To date, there are currently no well-characterized small molecule inhibitors of the NME1/2 enzymes. A report by Malmquist et al. [278] identified ellagic acid as an inhibitor of NME2 with an IC₅₀ value of 23 µM. However, the activity assay was performed using cell lysate with a luciferin–luciferase ATP assay rather than purified protein, so it is unclear if the observed reduction in activity is solely resulting from NME2 inhibition. More recently, Mortenson et al. [279] studied the binding of small molecule electrophiles to various proteins. One of the targets used in this study was NME1, which was found to bind one of the probes tested. When a competition binding assay with ellagic acid was performed, the binding of the probe was reduced, suggesting that these two compounds may bind to the same region on the protein. Given this, it is possible that the probe (or a similar compound) might act as an inhibitor, but no data have been reported thus far. Further studies to characterize these compounds would be of interest, as there is currently an unmet need for active site-targeting inhibitors of these two enzymes.
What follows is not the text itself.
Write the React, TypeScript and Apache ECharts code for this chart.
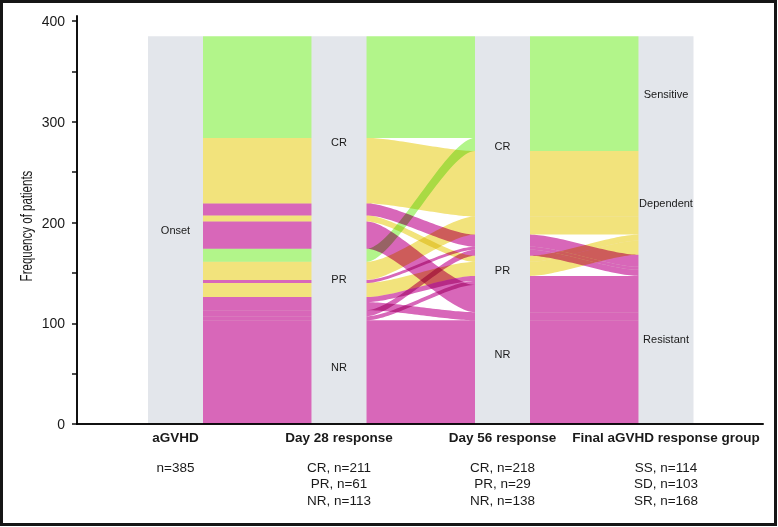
import React, { useEffect, useRef } from 'react';
import * as echarts from 'echarts';

// ---- axes (strata columns) ----
const axisTitles = ['aGVHD', 'Day 28 response', 'Day 56 response', 'Final aGVHD response group'];
const axisCountLabels = [
  ['n=385'],
  ['CR, n=211', 'PR, n=61', 'NR, n=113'],
  ['CR, n=218', 'PR, n=29', 'NR, n=138'],
  ['SS, n=114', 'SD, n=103', 'SR, n=168'],
];
const axisPositions = [1, 2, 3, 4];
const strataOrder = [
  ['Onset'],
  ['CR', 'PR', 'NR'],
  ['CR', 'PR', 'NR'],
  ['Sensitive', 'Dependent', 'Resistant'],
];
const yAxisTitle = 'Frequency of patients';

// ---- alluvia (one entry per patient path) ----
const onset = ['Onset', 'Onset', 'Onset', 'Onset', 'Onset', 'Onset', 'Onset', 'Onset', 'Onset', 'Onset', 'Onset', 'Onset', 'Onset', 'Onset'];
const day28 = ['CR', 'CR', 'CR', 'CR', 'CR', 'PR', 'PR', 'PR', 'PR', 'PR', 'PR', 'NR', 'NR', 'NR'];
const day56 = ['CR', 'CR', 'CR', 'PR', 'NR', 'CR', 'CR', 'CR', 'PR', 'PR', 'NR', 'CR', 'PR', 'NR'];
const finalGroup = ['Sensitive', 'Dependent', 'Resistant', 'Dependent', 'Resistant', 'Sensitive', 'Dependent', 'Resistant', 'Dependent', 'Resistant', 'Resistant', 'Resistant', 'Resistant', 'Resistant'];
const patients = [101, 65, 12, 6, 27, 13, 18, 3, 14, 5, 8, 6, 4, 103];

// ---- y axis ticks ----
const yTickValues = [0, 50, 100, 150, 200, 250, 300, 350, 400];
const yLabelValues = [0, 100, 200, 300, 400];

// ---- styles ----
const groupColors: Record<string, string> = {
  Sensitive: '#b2f58a',
  Dependent: '#f2e37c',
  Resistant: '#d867b9',
};
const STRATUM_FILL = '#e3e6eb';
const HW = 0.1682; // stratum half width (x units)
const KNOT = 0.25;
const FONT = "'Liberation Sans', Arial, Helvetica, sans-serif";
const TEXT = '#1a1a1a';

// ---- lode layout (derived from data) ----
const columns = [onset, day28, day56, finalGroup];
const keyOrder = [
  [0, 1, 2, 3],
  [1, 2, 3, 0],
  [2, 3, 1, 0],
  [3, 2, 1, 0],
];
const total = patients.reduce((a, b) => a + b, 0);
const rankOf = (axis: number, i: number) => strataOrder[axis].indexOf(columns[axis][i]);

type Lode = { top: number; bottom: number };
const lodes: Lode[][] = columns.map((_, axis) => {
  const idx = patients.map((_, i) => i);
  idx.sort((a, b) => {
    for (const k of keyOrder[axis]) {
      const d = rankOf(k, a) - rankOf(k, b);
      if (d !== 0) return d;
    }
    return a - b;
  });
  const res: Lode[] = new Array(patients.length);
  let y = total;
  for (const i of idx) {
    res[i] = { top: y, bottom: y - patients[i] };
    y -= patients[i];
  }
  return res;
});

const strataRanges = strataOrder.map((names, axis) =>
  names.map((name) => {
    let top = -Infinity;
    let bottom = Infinity;
    patients.forEach((_, i) => {
      if (columns[axis][i] === name) {
        top = Math.max(top, lodes[axis][i].top);
        bottom = Math.min(bottom, lodes[axis][i].bottom);
      }
    });
    return { top, bottom };
  })
);

const strataData: number[][] = [];
strataOrder.forEach((names, a) => names.forEach((_, s) => strataData.push([a, s])));
const flowData: number[][] = [];
for (let seg = 0; seg < axisPositions.length - 1; seg++) {
  patients.forEach((_, i) => flowData.push([seg, i]));
}

export default function App() {
  const ref = useRef<HTMLDivElement>(null);

  useEffect(() => {
    if (!ref.current) return;
    const chart = echarts.init(ref.current, null, { renderer: 'svg' });

    const option: any = {
      animation: false,
      grid: { left: 77, right: 15, top: 16, bottom: 103 },
      graphic: [
        {
          type: 'text',
          x: 26.5,
          y: 226,
          rotation: Math.PI / 2,
          scaleX: 0.72,
          style: {
            text: yAxisTitle,
            align: 'center',
            verticalAlign: 'middle',
            fontFamily: FONT,
            fontSize: 16,
            fill: TEXT,
          },
        },
      ],
      xAxis: {
        type: 'value',
        min: 0.39755,
        max: 4.59327,
        axisLine: { show: true, lineStyle: { color: '#111', width: 2 } },
        axisTick: { show: false },
        splitLine: { show: false },
        axisLabel: {
          customValues: axisPositions,
          margin: 4,
          formatter: (v: number) => {
            const i = Math.round(v) - 1;
            if (i < 0 || i >= axisTitles.length) return '';
            return (
              `{t|${axisTitles[i]}}\n{sp| }\n` +
              axisCountLabels[i].map((c) => `{n|${c}}`).join('\n')
            );
          },
          rich: {
            t: { fontFamily: FONT, fontWeight: 'bold', fontSize: 13.5, lineHeight: 18, color: TEXT },
            sp: { fontSize: 1, lineHeight: 13 },
            n: { fontFamily: FONT, fontSize: 13.5, lineHeight: 16.5, color: TEXT },
          },
        },
      },
      yAxis: {
        type: 'value',
        min: 0,
        max: 405,
        axisLine: { show: true, lineStyle: { color: '#111', width: 2 } },
        axisTick: { show: true, length: 5, customValues: yTickValues, lineStyle: { color: '#111', width: 1.5 } },
        axisLabel: { customValues: yLabelValues, fontFamily: FONT, fontSize: 14, color: TEXT, margin: 12 },
        splitLine: { show: false },
      },
      series: [
        {
          type: 'custom',
          name: 'strata',
          coordinateSystem: 'cartesian2d',
          silent: true,
          data: strataData,
          renderItem: (_params: any, api: any) => {
            const a = api.value(0) as number;
            const s = api.value(1) as number;
            const st = strataRanges[a][s];
            const p0 = api.coord([axisPositions[a] - HW, st.top]);
            const p1 = api.coord([axisPositions[a] + HW, st.bottom]);
            const c = api.coord([axisPositions[a], (st.top + st.bottom) / 2]);
            return {
              type: 'group',
              children: [
                {
                  type: 'rect',
                  shape: { x: p0[0], y: p0[1], width: p1[0] - p0[0], height: p1[1] - p0[1] },
                  style: { fill: STRATUM_FILL },
                },
                {
                  type: 'text',
                  x: c[0],
                  y: c[1],
                  z2: 10,
                  style: {
                    text: strataOrder[a][s],
                    align: 'center',
                    verticalAlign: 'middle',
                    fontFamily: FONT,
                    fontSize: 11,
                    fill: TEXT,
                  },
                },
              ],
            };
          },
        },
        {
          type: 'custom',
          name: 'flows',
          coordinateSystem: 'cartesian2d',
          silent: true,
          data: flowData,
          renderItem: (_params: any, api: any) => {
            const seg = api.value(0) as number;
            const i = api.value(1) as number;
            const L = lodes[seg][i];
            const R = lodes[seg + 1][i];
            const xa = axisPositions[seg] + HW;
            const xb = axisPositions[seg + 1] - HW;
            const curve = (ya: number, yb: number) => {
              const p0 = api.coord([xa, ya]);
              const p1 = api.coord([xb, yb]);
              const w = p1[0] - p0[0];
              const c1x = p0[0] + KNOT * w;
              const c2x = p1[0] - KNOT * w;
              const pts: number[][] = [];
              const N = 40;
              for (let k = 0; k <= N; k++) {
                const t = k / N;
                const u = 1 - t;
                const x = u * u * u * p0[0] + 3 * u * u * t * c1x + 3 * u * t * t * c2x + t * t * t * p1[0];
                const y = u * u * u * p0[1] + 3 * u * u * t * p0[1] + 3 * u * t * t * p1[1] + t * t * t * p1[1];
                pts.push([x, y]);
              }
              return pts;
            };
            const top = curve(L.top, R.top);
            const bot = curve(L.bottom, R.bottom).reverse();
            return {
              type: 'polygon',
              shape: { points: top.concat(bot) },
              style: { fill: groupColors[finalGroup[i]], blend: 'multiply' },
            };
          },
        },
      ],
    };

    chart.setOption(option);
    return () => chart.dispose();
  }, []);

  return (
    <div style={{ position: 'fixed', left: 0, top: 0, width: 778, height: 527, background: '#fff' }}>
      <style>{`.alluvial-chart svg path { mix-blend-mode: multiply; }`}</style>
      <div ref={ref} className="alluvial-chart" style={{ position: 'absolute', left: 0, top: 0, width: 778, height: 527 }} />
      <div
        style={{
          position: 'absolute',
          left: 0,
          top: 0,
          width: 777,
          height: 526,
          boxSizing: 'border-box',
          border: '3px solid #161616',
          pointerEvents: 'none',
        }}
      />
    </div>
  );
}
While reducing enzyme activity is helpful in identifying a given target’s cellular function, increasing enzyme activity can be equally helpful in certain situations. Lee et al. [280] discovered a small molecule activator of NME1 called NMac1, which increased enzyme activity through a reduction in substrate K_m, which the authors propose occurs through an allosteric binding site. In the treatment of hexameric, but not dimeric, NME1 was found to increase enzyme activity, and NMR hydrogen/deuterium exchange experiments suggest that binding occurs on residues 142–152. The addition of NMac1 to MDA-MB-231 cells showed decreased invasion and migration in a dose-dependent manner, and injection of these cells into SCID mice found that the treatment cohort, which received 10 mg/kg NMac1, showed significantly reduced breast cancer metastasis. It is currently not known if NMac1 is capable of modulating pHis levels within a cell.

8. Conclusions

Histidine phosphorylation represents a crucial yet underexplored post-translational modification with significant implications for cellular function and regulatory mechanisms. The distinct physicochemical properties of phosphohistidine, including its acid-lability and thermal instability, have historically hampered its study. However, recent advances, particularly the development of specific antibodies and novel analytical techniques, have begun to unravel the complexity of histidine phosphorylation. Key players such as NME1, NME2, PHPT1, LHPP, and PGAM5 have been identified as central to the dynamic regulation of this modification, influencing a wide array of cellular processes ranging from ion channel activity to metabolic enzyme function and signal transduction pathways. Moreover, the emerging evidence linking histidine phosphorylation to cancer progression underscores its potential as a therapeutic target. While considerable progress has been made, many aspects of histidine phosphorylation, including its full spectrum of substrates and regulatory mechanisms, remain to be elucidated. Future research should focus on developing more robust and sensitive detection methods and investigating their role in diverse physiological and pathological contexts. This will not only enhance our understanding of cellular regulation but also pave the way for novel therapeutic interventions targeting phosphohistidine pathways.